Texas Court Sides With Big Pharma in Dallas Medical Vaginal Mesh Case

Patient advocate Aaron Horton (left) with the late Linda Batiste.
Patient advocate Aaron Horton (left) with the late Linda Batiste.
Courtesy of Aaron Horton

You're forgiven if you have trouble keeping straight all the times that Johnson & Johnson has gotten in trouble. In recent years, the pharmaceutical maker has faced an FBI investigation over a surgical device that caused doctors to accidentally spread cancer in women, multibillion-dollar criminal penalties for marketing a powerful anti-psychotic drug to children and the elderly and then hiding the fact that it caused boys to grow breasts, and, as we've covered, thousands of class action lawsuits over its so-called "transvaginal mesh" products.  

It's always awkward when a panel of judges gets to determine why someone's urethra is in pain, but welcome to the world of personal injury medical litigation and the Texas Court of Appeals.
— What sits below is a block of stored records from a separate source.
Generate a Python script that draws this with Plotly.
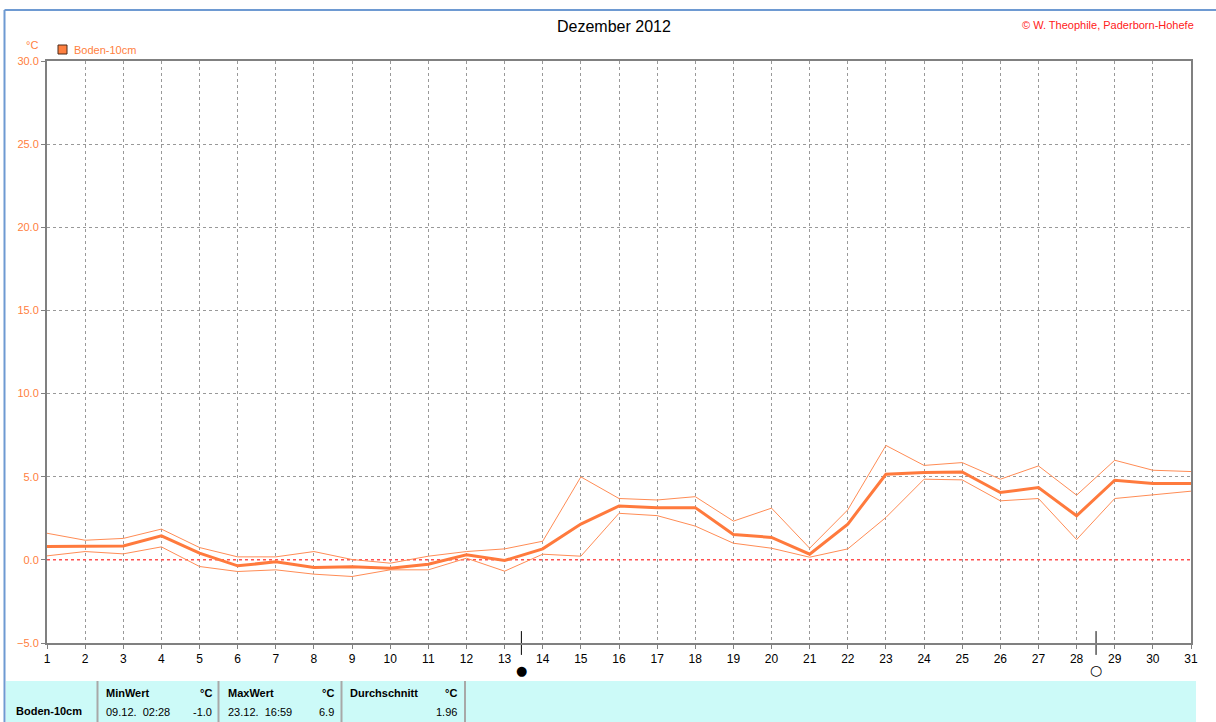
import plotly.graph_objects as go

days = list(range(1, 32))
mean_vals = [0.8, 0.84, 0.84, 1.44, 0.4, -0.36, -0.12, -0.46, -0.42, -0.5, -0.26,
             0.3, -0.04, 0.66, 2.15, 3.24, 3.14, 3.14, 1.53, 1.35, 0.34,
             2.15, 5.15, 5.25, 5.29, 4.05, 4.35, 2.65, 4.79, 4.59, 4.59]
max_vals = [1.6, 1.18, 1.29, 1.85, 0.74, 0.18, 0.18, 0.5, 0.02, -0.2, 0.22,
            0.5, 0.66, 1.12, 4.99, 3.69, 3.6, 3.8, 2.33, 3.11, 0.7,
            3.01, 6.88, 5.68, 5.85, 4.85, 5.65, 3.89, 5.99, 5.39, 5.31]
min_vals = [0.24, 0.5, 0.36, 0.78, -0.4, -0.7, -0.6, -0.86, -1.0, -0.6, -0.6,
            0.1, -0.68, 0.34, 0.22, 2.8, 2.66, 2.03, 1.0, 0.7, 0.16,
            0.66, 2.55, 4.85, 4.81, 3.55, 3.69, 1.22, 3.69, 3.89, 4.13]
moon_new = [13.44]
moon_full = [28.51]

series_name = "Boden-10cm"
title_text = "Dezember 2012"
credit_text = "© W. Theophile, Paderborn-Hohefe"
stat_headers = ["MinWert", "MaxWert", "Durchschnitt"]
stat_dates = ["09.12.  02:28", "23.12.  16:59", ""]
stat_values = ["-1.0", "6.9", "1.96"]
unit = "°C"

W, H = 1216, 722
L, R, T, B = 47, 1191, 61, 643
FONT = "Liberation Sans"
ORANGE = "#FF8040"


def px(x):
    return (x - L) / (R - L)


def py(y):
    return (B - y) / (B - T)


fig = go.Figure()

# zero line (red dotted)
fig.add_trace(go.Scatter(x=[days[0], days[-1]], y=[0, 0], mode="lines",
                         line=dict(color="#FF5050", width=1.5, dash="dot"),
                         hoverinfo="skip", showlegend=False))
fig.add_trace(go.Scatter(x=days, y=max_vals, mode="lines",
                         line=dict(color="#FF8C55", width=1), showlegend=False))
fig.add_trace(go.Scatter(x=days, y=min_vals, mode="lines",
                         line=dict(color="#FF8C55", width=1), showlegend=False))
fig.add_trace(go.Scatter(x=days, y=mean_vals, mode="lines",
                         line=dict(color="#FF7A3D", width=3), showlegend=False))

# moon phase tick marks on the axis
fig.add_trace(go.Scatter(x=moon_new + moon_full, y=[-5, -5], mode="markers",
                         marker=dict(symbol="line-ns", size=17,
                                     line=dict(color="black", width=1)),
                         cliponaxis=False, showlegend=False, hoverinfo="skip"))

shapes = []
annotations = []

# blue outer frame (top and left)
shapes.append(dict(type="line", xref="paper", yref="paper",
                   x0=px(4.5), x1=px(1216), y0=py(10), y1=py(10),
                   line=dict(color="#6E9AD2", width=2)))
shapes.append(dict(type="line", xref="paper", yref="paper",
                   x0=px(4.5), x1=px(4.5), y0=py(10), y1=py(722),
                   line=dict(color="#6E9AD2", width=2)))

# stats table background
shapes.append(dict(type="rect", xref="paper", yref="paper",
                   x0=px(6), x1=px(1196), y0=py(681), y1=py(722),
                   fillcolor="#CCFAF8", line=dict(width=0), layer="below"))
for dx in [97.5, 218.5, 341.5, 465]:
    shapes.append(dict(type="line", xref="paper", yref="paper",
                       x0=px(dx), x1=px(dx), y0=py(681), y1=py(722),
                       line=dict(color="#A8A8A8", width=2)))

# legend square
shapes.append(dict(type="rect", xref="paper", yref="paper",
                   x0=px(58), x1=px(67), y0=py(54), y1=py(45),
                   fillcolor=ORANGE, line=dict(color="#4A2A1A", width=1)))


def ann(text, x, y, xanchor="left", size=11, color="black", bold=False):
    annotations.append(dict(text=("<b>%s</b>" % text) if bold else text,
                            x=px(x), y=py(y), xref="paper", yref="paper",
                            xanchor=xanchor, yanchor="middle", showarrow=False,
                            font=dict(family=FONT, size=size, color=color)))


ann(title_text, 614, 27, xanchor="center", size=16)
ann(credit_text, 1020, 25, size=11, color="#FF2020")
ann(unit, 32, 45, xanchor="center", size=11, color=ORANGE)
ann(series_name, 72, 50, size=11, color=ORANGE)

# moon phase symbols below the axis
for d in moon_new:
    annotations.append(dict(text="●", x=d, xref="x", y=py(670), yref="paper",
                            xanchor="center", yanchor="middle", showarrow=False,
                            font=dict(family="DejaVu Sans", size=13, color="black")))
for d in moon_full:
    annotations.append(dict(text="○", x=d, xref="x", y=py(670), yref="paper",
                            xanchor="center", yanchor="middle", showarrow=False,
                            font=dict(family="DejaVu Sans", size=14, color="black")))

# table text
ann(series_name, 14, 711, bold=True)
col_left = [104, 226, 348]
col_right = [214, 336, 459]
for i in range(3):
    ann(stat_headers[i], col_left[i], 693, bold=True)
    ann(unit, col_right[i], 693, xanchor="right", bold=True)
    if stat_dates[i]:
        ann(stat_dates[i], col_left[i], 712)
    ann(stat_values[i], col_right[i], 712, xanchor="right")

fig.update_layout(
    width=W, height=H,
    margin=dict(l=L, r=W - R, t=T, b=H - B),
    paper_bgcolor="white", plot_bgcolor="white",
    shapes=shapes, annotations=annotations,
    showlegend=False,
    xaxis=dict(range=[1, 31], tickmode="linear", tick0=1, dtick=1,
               showgrid=True, gridcolor="#999999", griddash="3px,3px", gridwidth=1,
               showline=True, linecolor="#808080", linewidth=2, mirror=True,
               ticks="outside", ticklen=4, tickcolor="#808080",
               tickfont=dict(family=FONT, size=12, color="black"),
               zeroline=False, fixedrange=True),
    yaxis=dict(range=[-5, 30], tickmode="linear", tick0=-5, dtick=5,
               tickformat=".1f",
               showgrid=True, gridcolor="#999999", griddash="3px,3px", gridwidth=1,
               showline=True, linecolor="#808080", linewidth=2, mirror=True,
               ticks="outside", ticklen=4, tickcolor="#808080",
               tickfont=dict(family=FONT, size=11, color=ORANGE),
               zeroline=False, fixedrange=True),
)

fig.write_html("out.html", config={"displayModeBar": False},
               post_script="document.body.style.margin='0px';")
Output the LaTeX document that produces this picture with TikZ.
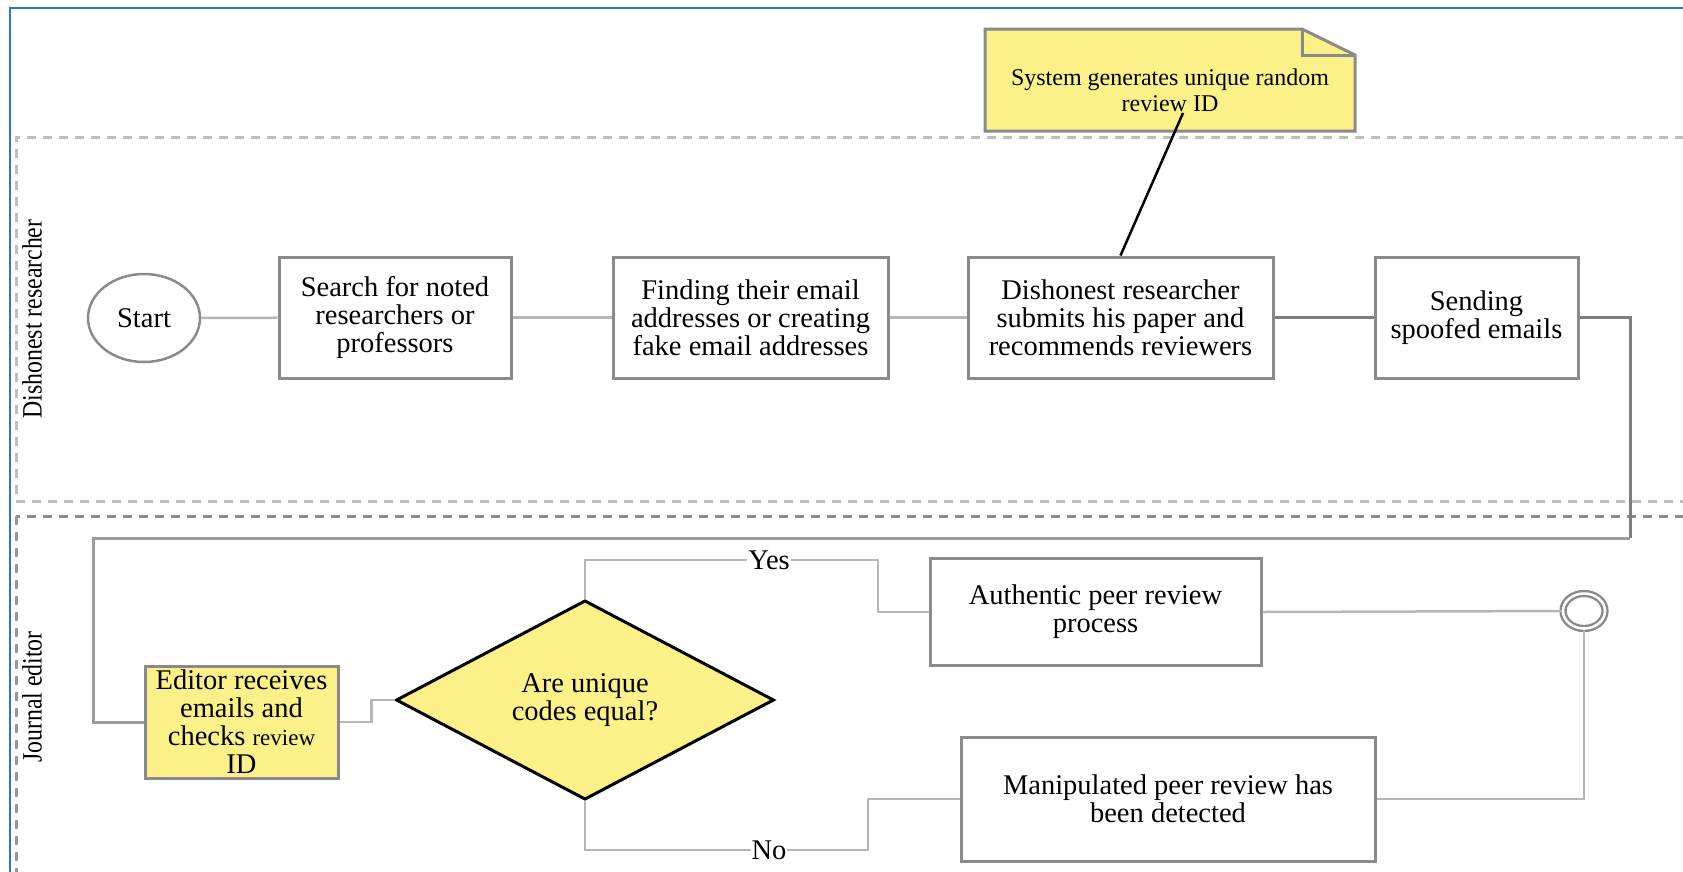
\documentclass[tikz,border=0pt]{standalone}
\usepackage{fontspec}
\usepackage{graphicx}
\setmainfont{Liberation Serif}
\usetikzlibrary{shapes.geometric,calc}
\definecolor{yfill}{RGB}{252,240,136}
\definecolor{bordergray}{RGB}{138,138,138}
\definecolor{conngray}{RGB}{182,182,182}
\definecolor{darkconn}{RGB}{125,125,125}
\definecolor{frameblue}{RGB}{46,117,198}
\definecolor{lanelight}{RGB}{190,190,190}
\definecolor{lanedark}{RGB}{140,140,140}
\begin{document}
\begin{tikzpicture}[x=1pt,y=-1pt,
  txt/.style={font=\fontsize{28.5}{28}\selectfont, align=center},
  taskbox/.style={txt, draw=bordergray, line width=3pt, fill=white, inner sep=0pt, rectangle},
  yellowbox/.style={taskbox, fill=yfill},
  conn/.style={draw=conngray, line width=2.5pt},
  darkline/.style={draw=darkconn, line width=3pt},
  lanestyle/.style={line width=3pt, dash pattern=on 9pt off 7pt},
  lbl/.style={txt, fill=white, inner sep=1pt},
  lanelabel/.style={font=\fontsize{28}{28}\selectfont, rotate=90, inner sep=0pt}
]
\useasboundingbox (0,0) rectangle (1683,871);
\fill[white] (0,0) rectangle (1683,871);

% outer frame
\draw[frameblue, line width=2pt] (10,900) -- (10,8) -- (1700,8);

% lanes
\draw[lanestyle, draw=lanelight] (1700,137) -- (16,137) -- (16,501) -- (1700,501);
\draw[lanestyle, draw=lanedark] (1700,516) -- (16,516);
\draw[lanestyle, draw=lanelight!80!black] (16,516) -- (16,900);

\node[lanelabel] (lane1) at (32,319) {\scalebox{0.85}[1]{Dishonest researcher}};
\node[lanelabel] (lane2) at (32,697) {\scalebox{0.85}[1]{Journal editor}};

% note
\fill[yfill] (985,29) -- (1302,29) -- (1355,55) -- (1355,131) -- (985,131) -- cycle;
\draw[bordergray, line width=3pt, line join=miter] (985,29) -- (1302,29) -- (1355,55) -- (1355,131) -- (985,131) -- cycle;
\draw[bordergray, line width=3pt] (1302,29) -- (1302,55) -- (1355,55);
\node[font=\fontsize{24}{26}\selectfont, align=center, inner sep=0pt] (note) at (1170,90) {System generates unique random\\review ID};

% top lane nodes
\node[ellipse, draw=bordergray, line width=2.5pt, minimum width=112pt, minimum height=88pt, inner sep=0pt, txt] (start) at (144,318) {Start};
\node[taskbox, minimum width=232pt, minimum height=121pt] (search) at (395,317.5) {Search for noted\\researchers or\\professors};
\node[taskbox, minimum width=275pt, minimum height=121pt] (finding) at (750.5,317.5) {Finding their email\\addresses or creating\\fake email addresses};
\node[taskbox, minimum width=305pt, minimum height=121pt] (dishonest) at (1120.5,317.5) {Dishonest researcher\\submits his paper and\\recommends reviewers};
\node[taskbox, minimum width=203pt, minimum height=121pt] (sending) at (1476.5,317.5) {Sending\\spoofed emails};

\coordinate (notetail) at (1183,113);
\draw[black, line width=2.5pt] (notetail) -- (dishonest.north);

\draw[conn] (start) -- (search);
\draw[conn] (search) -- (finding);
\draw[conn] (finding) -- (dishonest);
\draw[darkline] (dishonest) -- (sending);

% bottom lane nodes
\node[yellowbox, minimum width=193pt, minimum height=112pt] (editor) at (241.5,722) {Editor receives\\emails and\\checks {\fontsize{23}{28}\selectfont review}\\ID};
\node[diamond, draw=black, line width=3pt, fill=yfill, minimum width=378pt, minimum height=197pt, inner sep=0pt, txt] (decide) at (585,700) {Are unique\\codes equal?};
\node[taskbox, minimum width=331pt, minimum height=107pt] (authentic) at (1095.5,612) {Authentic peer review\\process};
\node[taskbox, minimum width=414pt, minimum height=124pt] (manip) at (1168,799) {Manipulated peer review has\\been detected};
\node[ellipse, draw=bordergray, line width=2.4pt, double=white, double distance=2.5pt, minimum width=42pt, minimum height=35pt, inner sep=0pt] (endev) at (1584,611) {};

% connectors
\coordinate (c1) at (1630,538);
\coordinate (c2) at (93,538);
\draw[draw=darkconn, line width=3pt] (sending.east) -| (c1);
\draw[draw=conngray!85!black, line width=3pt] (c1) -- (c2) |- (editor.west);

\draw[conn] (editor.east) -- ++(32,0) |- (decide.west);

\coordinate (yc) at (878,560);
\draw[conn] (decide.north) |- (yc) |- (authentic.west);
\node[lbl] (yes) at (769,560) {Yes};

\coordinate (nc) at (868,850);
\draw[conn] (decide.south) |- (nc) |- (manip.west);
\node[lbl] (no) at (769,850) {No};

\draw[conn] (authentic.east) -- (endev.west);
\draw[conn] (manip.east) -| (endev.south);
\end{tikzpicture}
\end{document}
Southern Dallas' own Linda Batiste was the first woman to win a mesh case against Johnson & Johnson when a Dallas jury awarded her $1.2 million in 2014 for extreme pain she said was caused by vaginal mesh, a plastic medical implant doctors have used to treat incontinence and organ prolapse in women. Patient advocates hailed the jury's decision as a landmark, but Batiste never saw her winnings after Johnson & Johnson immediately appealed. Then, in August, Batiste died at the age of 62.

On November 5, the 5th Court of Appeals in Dallas, led by Rick Perry-appointee Robert Fillmore, sided with Johnson & Johnson and threw out all of her estate's winnings. "We conclude there is no evidence any curling, fraying or roping of the mesh was a cause-in-fact of Batiste’s urethral pain," says the opinion. 

The judges didn't deny that "it is clearly established in the record that pelvic pain is a known possible complication from the implantation" of the mesh devices. But the medical experts who testified to Batiste's pain didn't draw a direct cause-and-effect between her specific surgery and her resulting pain, the court said. The doctors said the device had probably hurt her and demonstrated how, but their testimony wasn't specific enough for Fillmore and his colleagues. "While proving causation may be difficult, that does not excuse the plaintiff from introducing some evidence of causation," the court argued.

Few doctors will ever testify with certainty that a specific medical device, drug or surgery causes a specific type of pain, argues an attorney familiar with mesh litigation but not involved with this case. Medical experts tend to draw conclusions in more cautious terms. "At the end of the day, no doctor, or no intellectually honest doctor, I don't think, would testify ... with absolute certainty why things like that cause pain," the attorney says. 

In its decision, the court could have demanded a retrial. But instead, Fillmore and company simply overturned the jury's verdict along with the financial reward, a move the attorney says is relatively unusual but not surprising in Texas.

"I would say that the Court of Appeals has been extremely business-centric over the last several years," says the attorney, who didn't want to criticize the court under his name. "It's even a bigger problem because the Supreme Court is also known as being relatively business-friendly."

Batiste had suffered from a lifetime of medical problems and was diagnosed with cancer several months before her death. "She would make you smile and laugh even in the midst of her pain,” her son James said after her death. “I’m still amazed she’s gone; I’m still amazed about the strength she had while dying.”